◆ Exercise brief:
Make an exact copy of the entries, and keep any pictures out of it.

═══ Given records

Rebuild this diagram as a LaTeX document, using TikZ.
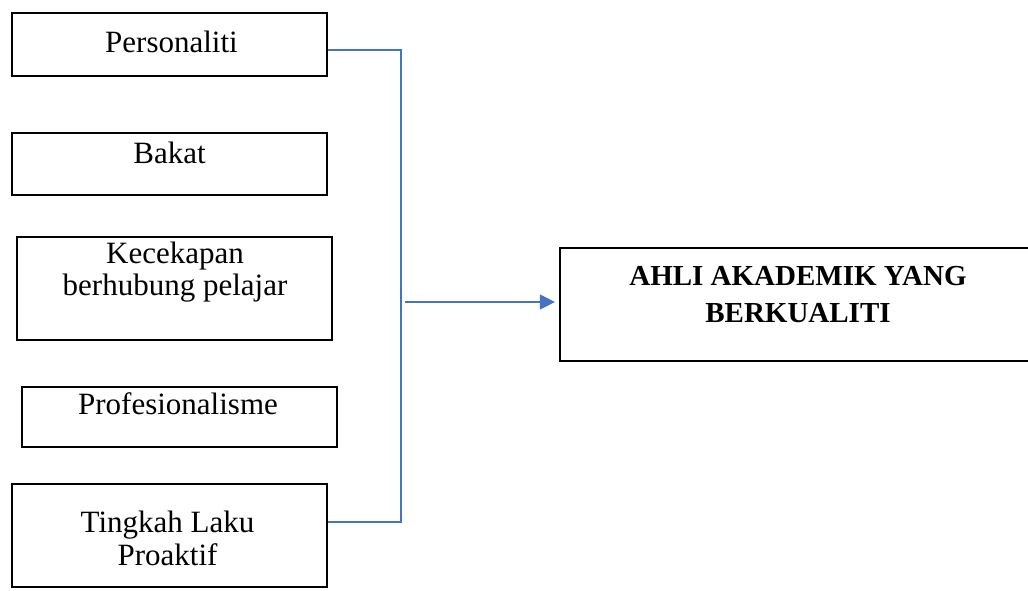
\documentclass[tikz,border=0pt]{standalone}
\usepackage{fontspec}
\setmainfont{Liberation Serif}
\usetikzlibrary{arrows.meta}
\definecolor{connblue}{HTML}{4472C4}
\begin{document}
\begin{tikzpicture}[x=1pt,y=-1pt,
 box/.style={draw=black,line width=1.9pt,rectangle,minimum width=315pt,inner sep=0pt},
 thickbox/.style={box,line width=2.9pt},
 lbl/.style={anchor=base,inner sep=0pt,font=\fontsize{31}{32}\selectfont},
 conn/.style={draw=connblue,line width=1.5pt}]
\clip (0,0) rectangle (1028,590);
\fill[white] (0,0) rectangle (1028,590);
% boxes
\node[thickbox,minimum height=63pt] (pers) at (169.5,44.5) {};
\node[box,minimum height=62pt] (bakat) at (169.5,164) {};
\node[box,minimum height=103pt] (kec) at (174.5,288.5) {};
\node[box,minimum height=60pt] (prof) at (179.5,417) {};
\node[thickbox,minimum height=103pt] (ting) at (169.5,535.5) {};
\node[box,line width=2.2pt,minimum width=480pt,minimum height=113pt] (ahli) at (800,304.5) {};
% labels
\node[lbl] (tpers) at (171.5,52) {Personaliti};
\node[lbl] (tbakat) at (169.5,163) {Bakat};
\node[lbl] (tkec) at (175,263) {\begin{tabular}[t]{@{}c@{}}Kecekapan\\berhubung pelajar\end{tabular}};
\node[lbl] (tprof) at (178,414) {Profesionalisme};
\node[lbl,font=\fontsize{31}{33}\selectfont] (tting) at (167.5,532) {\begin{tabular}[t]{@{}c@{}}Tingkah Laku\\Proaktif\end{tabular}};
\node[lbl,font=\fontsize{29}{37}\selectfont\bfseries] (tahli) at (798,285) {\begin{tabular}[t]{@{}c@{}}AHLI AKADEMIK YANG\\BERKUALITI\end{tabular}};
% connectors
\coordinate (bus) at (401,302);
\coordinate (jn) at (405,302);
\draw[conn] ([yshift=-5.5pt]pers.east) -| (bus) |- ([yshift=13.5pt]ting.east);
\draw[conn,line width=1.2pt,-{Triangle[length=15pt,width=15pt]},shorten >=4pt] (jn) -- (ahli.west |- jn);
\end{tikzpicture}
\end{document}
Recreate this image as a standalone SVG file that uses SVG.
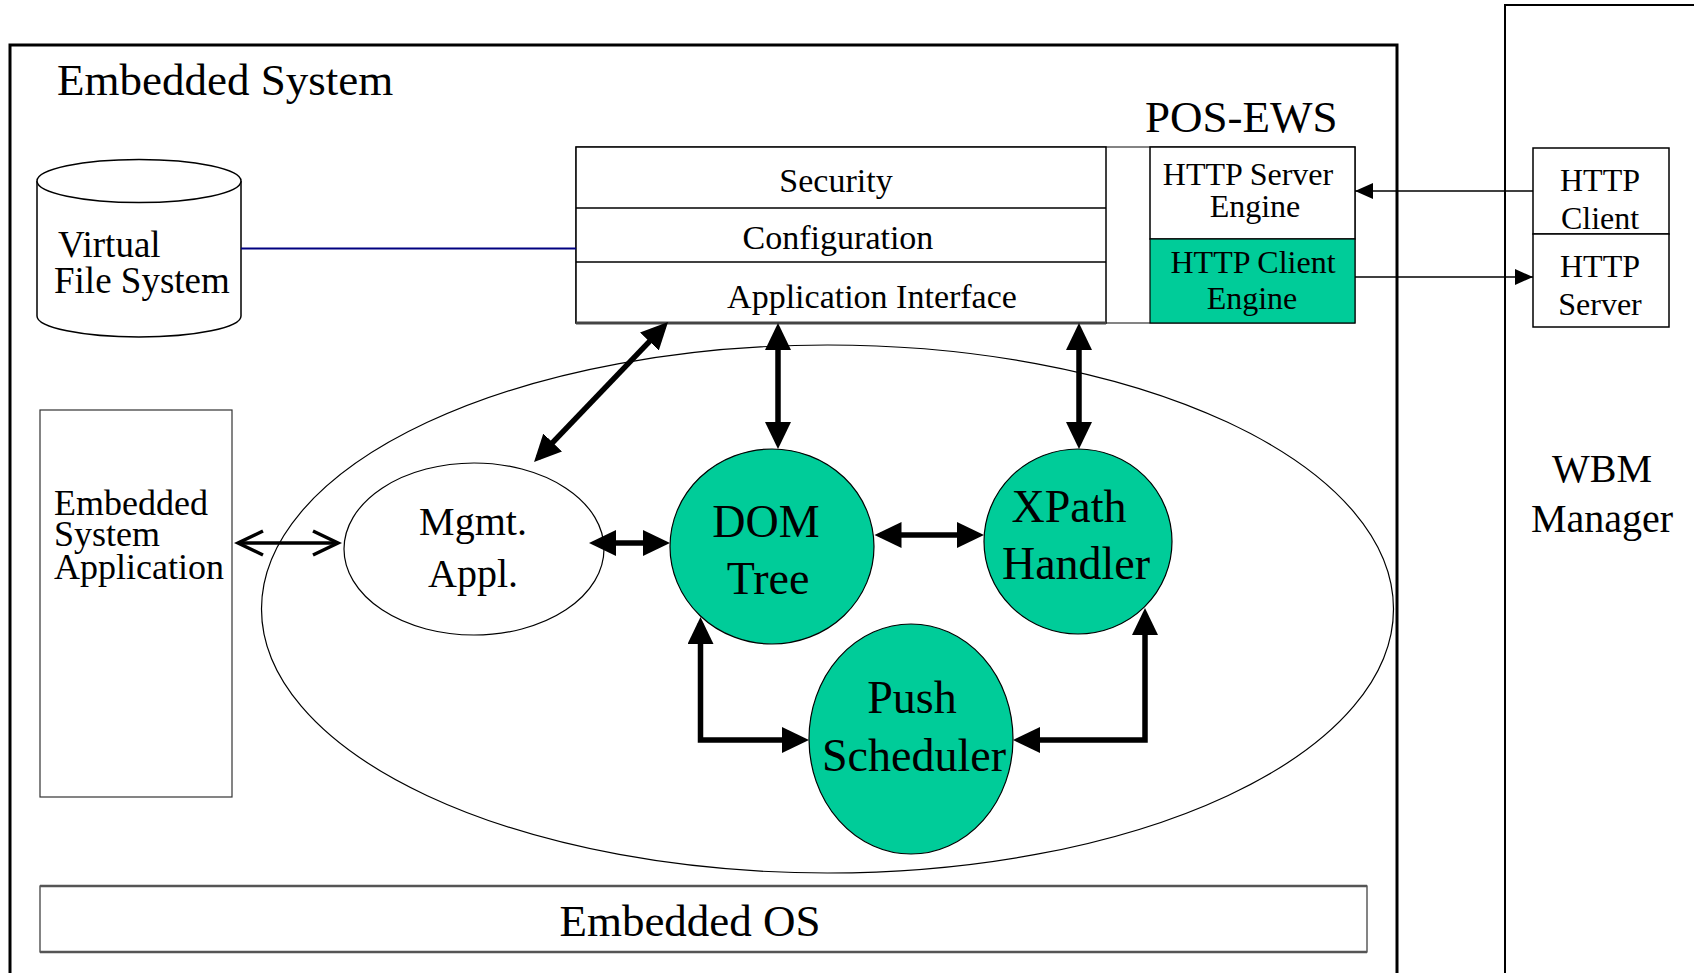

══════

◆ Result of this task:
Rebuild this diagram as a LaTeX document, using TikZ.
\documentclass[tikz,border=0pt]{standalone}
\usepackage{fontspec}
\setmainfont{Liberation Serif}
\usetikzlibrary{arrows.meta}
\definecolor{connblue}{HTML}{4472C4}
\begin{document}
\begin{tikzpicture}[x=1pt,y=-1pt,
 box/.style={draw=black,line width=1.9pt,rectangle,minimum width=315pt,inner sep=0pt},
 thickbox/.style={box,line width=2.9pt},
 lbl/.style={anchor=base,inner sep=0pt,font=\fontsize{31}{32}\selectfont},
 conn/.style={draw=connblue,line width=1.5pt}]
\clip (0,0) rectangle (1028,590);
\fill[white] (0,0) rectangle (1028,590);
% boxes
\node[thickbox,minimum height=63pt] (pers) at (169.5,44.5) {};
\node[box,minimum height=62pt] (bakat) at (169.5,164) {};
\node[box,minimum height=103pt] (kec) at (174.5,288.5) {};
\node[box,minimum height=60pt] (prof) at (179.5,417) {};
\node[thickbox,minimum height=103pt] (ting) at (169.5,535.5) {};
\node[box,line width=2.2pt,minimum width=480pt,minimum height=113pt] (ahli) at (800,304.5) {};
% labels
\node[lbl] (tpers) at (171.5,52) {Personaliti};
\node[lbl] (tbakat) at (169.5,163) {Bakat};
\node[lbl] (tkec) at (175,263) {\begin{tabular}[t]{@{}c@{}}Kecekapan\\berhubung pelajar\end{tabular}};
\node[lbl] (tprof) at (178,414) {Profesionalisme};
\node[lbl,font=\fontsize{31}{33}\selectfont] (tting) at (167.5,532) {\begin{tabular}[t]{@{}c@{}}Tingkah Laku\\Proaktif\end{tabular}};
\node[lbl,font=\fontsize{29}{37}\selectfont\bfseries] (tahli) at (798,285) {\begin{tabular}[t]{@{}c@{}}AHLI AKADEMIK YANG\\BERKUALITI\end{tabular}};
% connectors
\coordinate (bus) at (401,302);
\coordinate (jn) at (405,302);
\draw[conn] ([yshift=-5.5pt]pers.east) -| (bus) |- ([yshift=13.5pt]ting.east);
\draw[conn,line width=1.2pt,-{Triangle[length=15pt,width=15pt]},shorten >=4pt] (jn) -- (ahli.west |- jn);
\end{tikzpicture}
\end{document}
Recreate this image as a standalone SVG file that uses SVG.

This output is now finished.